Algumas vítimas, escutadas por
O MIRANTE, consideram o comunicado da empresa “tardio”. Paulo Rocha, presidente da delegação de Vila Franca de Xira da Ordem dos Advogados, diz que é “moralmente errado” só agora emitir um comunicado solidário com as vítimas. “Pode ser já uma parte integrante da sua estratégia de defesa. Este é ainda o primeiro passo de um longo processo”, equaciona.
Já Ana Dias, residente em Vialonga e uma das vítimas, critica a pertinência do comunicado. “Quando as pessoas precisaram nunca se ouviu uma palavra nem uma pessoa da ADP na rua a falar com as pessoas, deixaram-nos para morrer. Agora que a justiça lhes morde é que vêm oferecer solidariedade. Claro que não me convencem, é tudo falso”, critica.
Também Joaquim Ramos, motorista da Póvoa de Santa Iria e outra das vítimas do surto, diz-se “pouco impressionado” com o lamento da ADP. “As desculpas não se pedem, evitam-se. As palavras leva-as o vento. Deviam ter feito isso na hora, não é dois anos depois! De que me serve o lamento com os problemas que tenho?”, interroga.
Para Joaquim o mais urgente é que o governo torne novamente obrigatória a fiscalização às empresas no que toca à qualidade do ar e às colónias de legionella. “Não estou nada optimista com o processo, tenho as expectativas muito baixas. Basta ver que continuamos na mesma no que toca à qualidade do ar, nunca mais ninguém reactivou as leis”, critica.
A outra empresa arguida, a General Electric, diz estar “a acompanhar o caso” e que cumprirá com todas as suas “obrigações legais”.

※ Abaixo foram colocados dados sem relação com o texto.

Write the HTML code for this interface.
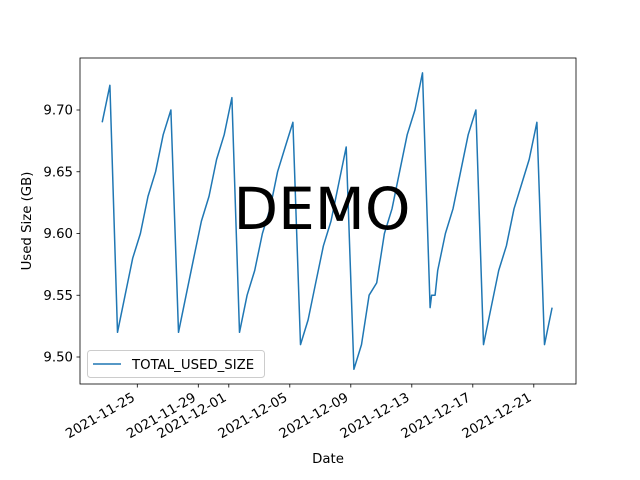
<!DOCTYPE html>
<html><head><meta charset="utf-8"><style>
body{margin:0;background:#fff}
svg{display:block;font-family:"DejaVu Sans","Liberation Sans",sans-serif}
</style></head><body>
<svg id="chart" width="640" height="480">
<rect width="640" height="480" fill="#fff"/>
<g id="plot"></g>
</svg>
<script>
const dayIndex=[0,1,2,3,4,5,6,7,8,9,10,11,12,13,14,15,16,17,18,19,20,21,22,23,24,25,26,27,28,29,30,31,32,33,34,35,36,37,38,39,40,41,42,43,43.2,43.65,44,45,46,47,48,49,50,51,52,53,54,55,56,57,58,59];
const usedSize=[9.69,9.72,9.52,9.55,9.58,9.60,9.63,9.65,9.68,9.70,
9.52,9.55,9.58,9.61,9.63,9.66,9.68,9.71,
9.52,9.55,9.57,9.60,9.62,9.65,9.67,9.69,
9.51,9.53,9.56,9.59,9.61,9.64,9.67,
9.49,9.51,9.55,9.56,9.60,9.62,9.65,9.68,9.70,9.73,
9.54,9.55,9.55,9.57,9.60,9.62,9.65,9.68,9.70,
9.51,9.54,9.57,9.59,9.62,9.64,9.66,9.69,9.51,9.54];
const xTickDays=[0,4,6,10,14,18,22,26];
const xTickLabels=["2021-11-25","2021-11-29","2021-12-01","2021-12-05","2021-12-09","2021-12-13","2021-12-17","2021-12-21"];
const yTicks=[9.50,9.55,9.60,9.65,9.70];
const startDay=-2.3, stepDay=0.5;

const L=80,R=576,T=58,B=384;
const xs=d=>137.3+d*15.25;
const ys=v=>110+(9.70-v)*1235;
const NS="http://www.w3.org/2000/svg";
const g=document.getElementById('plot');
function mk(t,a,txt){const e=document.createElementNS(NS,t);for(const k in a)e.setAttribute(k,a[k]);if(txt!=null)e.textContent=txt;g.appendChild(e);return e;}

let pts=dayIndex.map((i,k)=>xs(startDay+stepDay*i).toFixed(1)+','+ys(usedSize[k]).toFixed(1)).join(' ');
const ln=mk('polyline',{points:pts,fill:'none',stroke:'#1f77b4','stroke-width':1.5,'stroke-linejoin':'round'});



const fr=mk('rect',{x:L,y:T,width:R-L,height:B-T,fill:'none',stroke:'#000','stroke-width':0.8});



yTicks.forEach(v=>{
 const y=ys(v);
 mk('line',{x1:L-3.5,x2:L,y1:y,y2:y,stroke:'#000','stroke-width':0.8});
 const t=mk('text',{x:L-7,y:y+4.5,'text-anchor':'end','font-size':13.3},v.toFixed(2));
 
 
});
xTickDays.forEach((d,k)=>{
 const x=xs(d);
 mk('line',{x1:x,x2:x,y1:B,y2:B+3.5,stroke:'#000','stroke-width':0.8});
 const bx=x-1.5, by=B+16;
 const t=mk('text',{x:bx,y:by,'text-anchor':'end','font-size':13.3,transform:`rotate(-30 ${bx} ${by})`},xTickLabels[k]);
 
 
});
const xl=mk('text',{x:328,y:463,'text-anchor':'middle','font-size':13.3},'Date');


const yl=mk('text',{x:31,y:221,'text-anchor':'middle','font-size':13.3,transform:'rotate(-90 31 221)'},'Used Size (GB)');



const lg=mk('rect',{x:87.5,y:350.5,width:177,height:27,rx:3,fill:'#fff','fill-opacity':0.8,stroke:'#ccc'});


mk('line',{x1:93,x2:121,y1:364,y2:364,stroke:'#1f77b4','stroke-width':1.5});
const le=mk('text',{x:132,y:369,'font-size':13.3},'TOTAL_USED_SIZE');



const wm=mk('text',{x:322,y:229,'text-anchor':'middle','font-size':58},'DEMO');


</script>
</body></html>
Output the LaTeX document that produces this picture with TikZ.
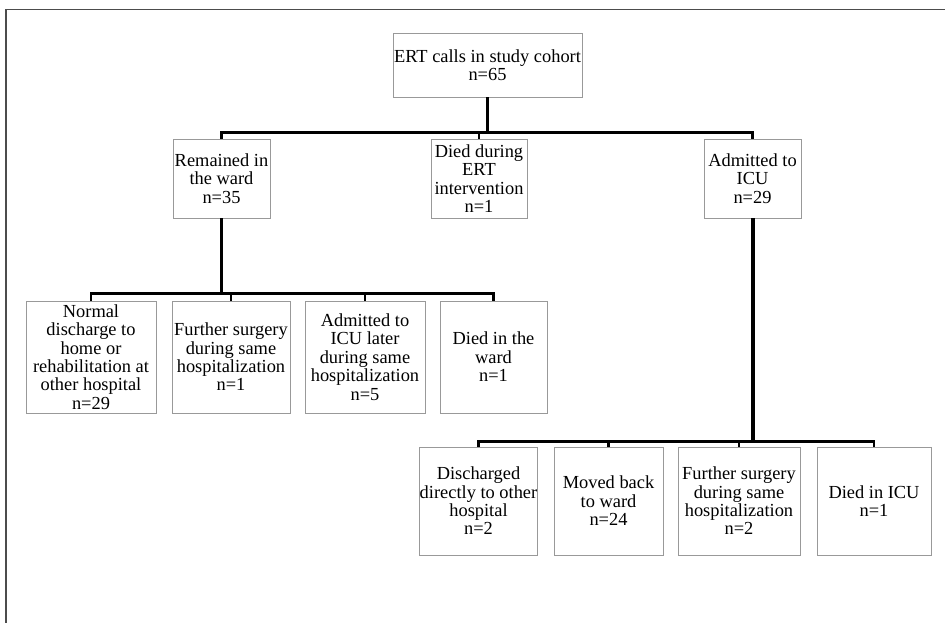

Recolha de prova tem sido “complexa”

A Procuradoria Geral da República (PGR) justificou entretanto a demora no processo com a especial complexidade do caso e o facto de ser um processo único na história portuguesa. “O inquérito está em investigação e envolve recolha e análise de prova que se tem vindo a revelar como muito complexa”, explica aquela entidade. A PGR nota que os exames periciais têm sido igualmente “de grande complexidade, alguns deles complementares a outros já realizados, mas essenciais para a descoberta da verdade”.
De acordo com o balanço feito na altura, as vítimas mortais tinham entre 43 e 89 anos e o surto de Vila Franca de Xira foi o terceiro com mais casos no Mundo. Foi contido em duas semanas. No Ministério Público deram entrada 211 queixas de lesados e familiares das vítimas.

Câmara também vai avançar com queixa-crime

O presidente da Câmara de Vila Franca de Xira, Alberto Mesquita (PS), diz que a constituição de arguidos no processo do surto de legionella vem provar que “a verdade veio ao de cima” e diz que a novidade é “muito importante” para dar desenvolvimento ao caso. O autarca, recorde-se, já tinha pedido à Procuradoria-Geral da República que fizesse tudo o que estivesse ao seu alcance para acelerar o processo.
Alberto Mesquita diz que agora que estão constituídos os arguidos, também a câmara vai avançar com a sua queixa-crime, como O MIRANTE
noticiara. “A imagem do município ficou muito afectada com este incidente e demorou muito tempo até as pessoas se mentalizarem que nada de mal lhes aconteceria por visitar ou participar nos eventos de Vila Franca de Xira”, notou.